Prior to the rulings against workers at BA and Johnston Press (see » Journalists angry as bosses turn to courts) there have been a series of major injunctions against unions over the past year. Each ruling strengthens the anti-union laws and makes it harder for workers to take legal strike action.

Last month, a judge granted an injunction against the RMT union to stop signal workers striking at Network Rail.

They had planned to strike for four days along with TSSA union members to save jobs.

The company took the RMT to court on the basis that the union did not know the exact location and details of every signal box it had members at.

It wasn’t disputing the validity of the vote for strikes. Yet the company won.

In February Milford Haven Port Authority won an injunction against Unite. Workers had voted for two days of strikes in defence of their pensions.

Again the vote for strike action was never in question. The firm won on a technical point about the way in which the union had informed it of the ballot result.

The first ballot of BA cabin crew at Christmas saw over 92 percent voting to strike on an 80 percent turnout.


A judge ruled it illegal after accepting BA’s argument that Unite had balloted some members who were taking voluntary redundancy.

No one argued that this would have altered the result, which would still have been massively in favour of strikes.

In October, RMT members at EDF, who supply power to London Underground, voted for strikes over pay.

The union supplied full details of the workers being balloted to EDF – but the company said that because it used different terms for the workers, the union’s categories were wrong.

It won an injunction to stop the strikes.

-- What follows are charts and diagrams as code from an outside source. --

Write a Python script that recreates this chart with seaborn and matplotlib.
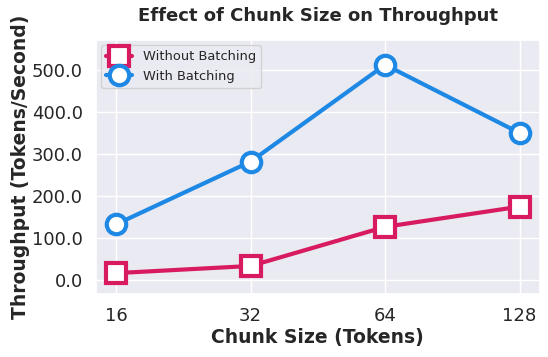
import numpy as np
import pandas as pd
import matplotlib
matplotlib.use("Agg")
import matplotlib.pyplot as plt
import seaborn as sns
from matplotlib.ticker import FormatStrFormatter

chunk_sizes = [16, 32, 64, 128]
without_batching = [17, 34, 127, 175]
with_batching = [133, 282, 512, 350]

sns.set_theme(style="darkgrid")
plt.rcParams['font.family'] = ['DejaVu Sans']

df = pd.DataFrame({
    "Chunk Size": chunk_sizes * 2,
    "Throughput": without_batching + with_batching,
    "Mode": ["Without Batching"] * 4 + ["With Batching"] * 4,
})

fig, ax = plt.subplots(figsize=(5.48, 3.57), dpi=100)
styles = {
    "Without Batching": ("#D81B60", "s"),
    "With Batching": ("#1E88E5", "o"),
}
for mode, (color, marker) in styles.items():
    sub = df[df["Mode"] == mode]
    ax.plot(sub["Chunk Size"], sub["Throughput"], color=color, marker=marker,
            linewidth=3, markersize=14, markerfacecolor="white",
            markeredgewidth=3, markeredgecolor=color, label=mode)

ax.set_xscale("log", base=2)
ax.set_xticks(chunk_sizes)
ax.set_xticklabels([str(c) for c in chunk_sizes])
ax.minorticks_off()
ax.set_ylim(-33, 571)
ax.yaxis.set_major_formatter(FormatStrFormatter("%.1f"))
ax.tick_params(labelsize=13)

ax.set_title("Effect of Chunk Size on Throughput", fontsize=13, fontweight="bold", pad=14)
ax.set_xlabel("Chunk Size (Tokens)", fontsize=13.5, fontweight="bold", labelpad=2)
ax.set_ylabel("Throughput (Tokens/Second)", fontsize=13.5, fontweight="bold", labelpad=1)
ax.legend(loc="upper left", fontsize=9.4, borderaxespad=0.4, handlelength=2)

fig.subplots_adjust(left=0.175, right=0.985, top=0.888, bottom=0.176)
plt.savefig("out.png", dpi=100)
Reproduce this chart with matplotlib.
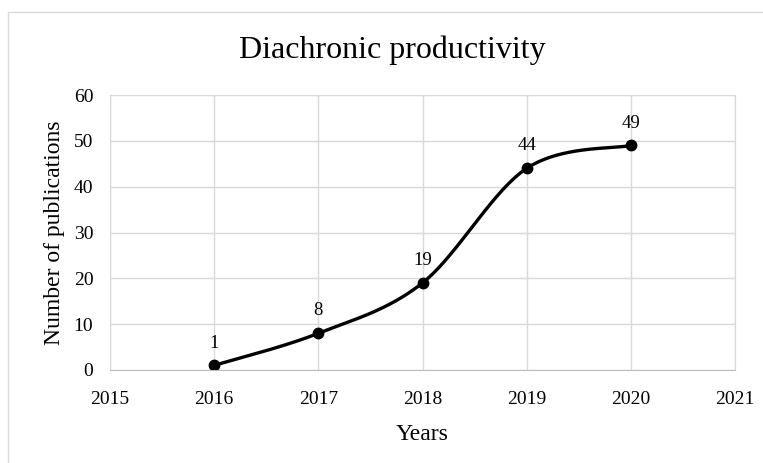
import matplotlib
matplotlib.use("Agg")
import matplotlib.pyplot as plt
import numpy as np
from matplotlib.patches import Rectangle

years = [2016, 2017, 2018, 2019, 2020]
publications = [1, 8, 19, 44, 49]
x_ticks = [2015, 2016, 2017, 2018, 2019, 2020, 2021]
y_ticks = [0, 10, 20, 30, 40, 50, 60]


def smooth(xs, ys, n=40):
    # Excel-like smoothed line (Catmull-Rom as cubic Bezier)
    p = np.column_stack([xs, ys]).astype(float)
    p = np.vstack([p[0], p, p[-1]])
    out = []
    for i in range(1, len(p) - 2):
        p0, p1, p2, p3 = p[i - 1], p[i], p[i + 1], p[i + 2]
        c1 = p1 + (p2 - p0) / 6
        c2 = p2 - (p3 - p1) / 6
        t = np.linspace(0, 1, n)[:, None]
        seg = ((1 - t) ** 3) * p1 + 3 * ((1 - t) ** 2) * t * c1 + 3 * (1 - t) * t ** 2 * c2 + t ** 3 * p2
        out.append(seg)
    out = np.vstack(out)
    return out[:, 0], out[:, 1]


plt.rcParams['font.family'] = ['Liberation Serif', 'DejaVu Serif']

fig = plt.figure(figsize=(7.63, 4.63), dpi=100)
fig.patches.append(Rectangle((8 / 763, -0.1), 1.2, 1 - 12 / 463 + 0.1, transform=fig.transFigure,
                             fill=False, edgecolor='#d9d9d9', linewidth=1))
ax = fig.add_axes([110 / 763, 1 - 370 / 463, 625 / 763, 275 / 463])

sx, sy = smooth(years, publications)
ax.plot(sx, sy, color='black', linewidth=2.4)
ax.plot(years, publications, 'o', color='black', markersize=7.5)
for x, y in zip(years, publications):
    ax.annotate(str(y), (x, y), xytext=(0, 10), textcoords='offset points',
                ha='center', va='bottom', fontsize=13.5)

ax.set_xlim(2015, 2021)
ax.set_ylim(0, 60)
ax.set_xticks(x_ticks)
ax.set_yticks(y_ticks)
ax.grid(True, color='#d9d9d9', linewidth=1)
ax.set_axisbelow(True)
for s in ['top', 'right', 'left']:
    ax.spines[s].set_color('#d9d9d9')
ax.spines['bottom'].set_color('#bfbfbf')
ax.tick_params(length=0, labelsize=14)
ax.tick_params(axis='x', pad=15)
ax.tick_params(axis='y', pad=12)
ax.set_xlabel('Years', fontsize=17, labelpad=12)
ax.set_ylabel('Number of publications', fontsize=17, labelpad=6)
fig.text(392 / 763, 1 - 50 / 463, 'Diachronic productivity', fontsize=23,
         ha='center', va='center')

fig.savefig('out.png', dpi=100)
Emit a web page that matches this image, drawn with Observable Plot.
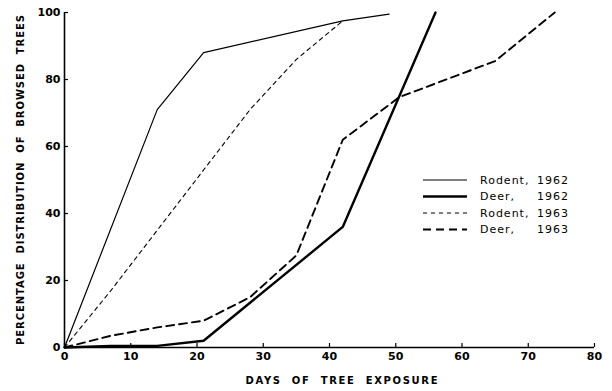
<!DOCTYPE html>
<html>
<head>
<meta charset="utf-8">
<script src="https://cdn.jsdelivr.net/npm/d3@7"></script>
<script src="https://cdn.jsdelivr.net/npm/@observablehq/plot@0.6"></script>
<style>
  html, body { margin: 0; padding: 0; background: #fff; }
  #wrap { position: relative; width: 612px; height: 391px; }
  #legend { position: absolute; left: 0; top: 0; }
</style>
</head>
<body>
<div id="wrap"></div>
<script>
// ---- data ----
const seriesNames = ["Rodent, 1962", "Deer, 1962", "Rodent, 1963", "Deer, 1963"];
const legendNames = ["Rodent,", "Deer,", "Rodent,", "Deer,"];
const legendYears = ["1962", "1962", "1963", "1963"];

const rodent1962Days = [0, 14, 21, 42, 49];
const rodent1962Pct  = [0, 71, 88, 97.5, 99.5];

const deer1962Days = [0, 7, 14, 21, 42, 56];
const deer1962Pct  = [0, 0.5, 0.5, 2, 36, 100];

const rodent1963Days = [0, 7, 14, 21, 28, 35, 42];
const rodent1963Pct  = [0, 17, 35, 53, 71, 86, 97.5];

const deer1963Days = [0, 7, 14, 21, 28, 35, 42, 50.5, 65, 74];
const deer1963Pct  = [0, 3.5, 6, 8, 15, 27.5, 62, 74.7, 85.5, 100];

const xTicks = [0, 10, 20, 30, 40, 50, 60, 70, 80];
const yTicks = [0, 20, 40, 60, 80, 100];

const xLabel = "DAYS  OF  TREE  EXPOSURE";
const yLabel = "PERCENTAGE  DISTRIBUTION  OF  BROWSED  TREES";

// ---- styles ----
const W = 612, H = 391, mL = 64, mR = 18, mT = 12, mB = 44;
const frameW = W - mL - mR, frameH = H - mT - mB;
const styles = [
  {stroke: "#000", strokeWidth: 1.2, dash: null},
  {stroke: "#000", strokeWidth: 2.4, dash: null},
  {stroke: "#000", strokeWidth: 1.1, dash: "4,4"},
  {stroke: "#000", strokeWidth: 1.9, dash: "8,5"}
];

const toRows = (days, pct) => days.map((d, i) => ({day: d, pct: pct[i]}));
const series = [
  toRows(rodent1962Days, rodent1962Pct),
  toRows(deer1962Days, deer1962Pct),
  toRows(rodent1963Days, rodent1963Pct),
  toRows(deer1963Days, deer1963Pct)
];

const font = "'DejaVu Sans', sans-serif";

const chart = Plot.plot({
  width: W,
  height: H,
  marginLeft: mL,
  marginRight: mR,
  marginTop: mT,
  marginBottom: mB,
  style: {fontFamily: font, background: "#fff", color: "#000"},
  x: {domain: [0, 80], label: null, axis: null},
  y: {domain: [0, 100], label: null, axis: null},
  marks: [
    Plot.ruleX([0], {stroke: "#000", strokeWidth: 1.6}),
    Plot.ruleY([0], {stroke: "#000", strokeWidth: 1.6}),
    Plot.tickX(xTicks, {x: d => d, insetTop: frameH - 4, stroke: "#000", strokeWidth: 1.2}),
    Plot.tickY(yTicks, {y: d => d, insetRight: frameW - 4, stroke: "#000", strokeWidth: 1.2}),
    Plot.axisX({ticks: xTicks, tickSize: 0, tickPadding: 5, fontSize: 11, fontWeight: "bold"}),
    Plot.axisY({ticks: yTicks, tickSize: 0, tickPadding: 4, fontSize: 11, fontWeight: "bold"}),
    ...series.map((rows, i) => Plot.line(rows, {
      x: "day", y: "pct",
      stroke: styles[i].stroke,
      strokeWidth: styles[i].strokeWidth,
      strokeDasharray: styles[i].dash,
      strokeLinejoin: "miter"
    })),
    Plot.text([xLabel], {frameAnchor: "bottom", textAnchor: "middle", dy: 36, dx: 12, fontSize: 10, fontWeight: "bold"}),
    Plot.text([yLabel], {frameAnchor: "left", textAnchor: "middle", dx: -44, rotate: -90, fontSize: 10, fontWeight: "bold"})
  ]
});

const svgSel = d3.select(chart);
svgSel.selectAll("text").filter(function() { return this.textContent === xLabel; })
  .attr("textLength", 192).attr("lengthAdjust", "spacing");
svgSel.selectAll("text").filter(function() { return this.textContent === yLabel; })
  .attr("textLength", 330).attr("lengthAdjust", "spacing");

document.getElementById("wrap").appendChild(chart);

// ---- legend overlay ----
const legend = d3.select("#wrap").append("svg")
  .attr("id", "legend")
  .attr("width", W).attr("height", H)
  .style("pointer-events", "none");

const rowY = [180, 196.5, 213, 229.5];
seriesNames.forEach((name, i) => {
  const g = legend.append("g");
  g.append("line")
    .attr("x1", 423).attr("x2", 467)
    .attr("y1", rowY[i]).attr("y2", rowY[i])
    .attr("stroke", styles[i].stroke)
    .attr("stroke-width", styles[i].strokeWidth)
    .attr("stroke-dasharray", styles[i].dash);
  g.append("text")
    .attr("x", 480).attr("y", rowY[i]).attr("dy", "0.35em")
    .attr("font-family", font).attr("font-size", 11)
    .style("letter-spacing", "1px")
    .text(legendNames[i]);
  g.append("text")
    .attr("x", 569).attr("y", rowY[i]).attr("dy", "0.35em")
    .attr("text-anchor", "end")
    .attr("font-family", font).attr("font-size", 11)
    .style("letter-spacing", "1px")
    .text(legendYears[i]);
});
</script>
</body>
</html>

In July bus workers at Metrobus in London called a strike in their campaign to standardise terms for bus workers across different London bus companies.

Metrobus took Unite to court and won an injunction on two grounds.

It claimed the union had taken too long to tell the employer the ballot result (20 hours) and secondly that it had not explained where the details of the numbers of workers and their job descriptions had come from.

Bosses are making full use of the anti-union laws to ram through attacks and ride roughshod over workers’ democratic decisions.

Every trade unionist needs to fight to repeal the laws – but we also need to defy them and take unofficial action to win.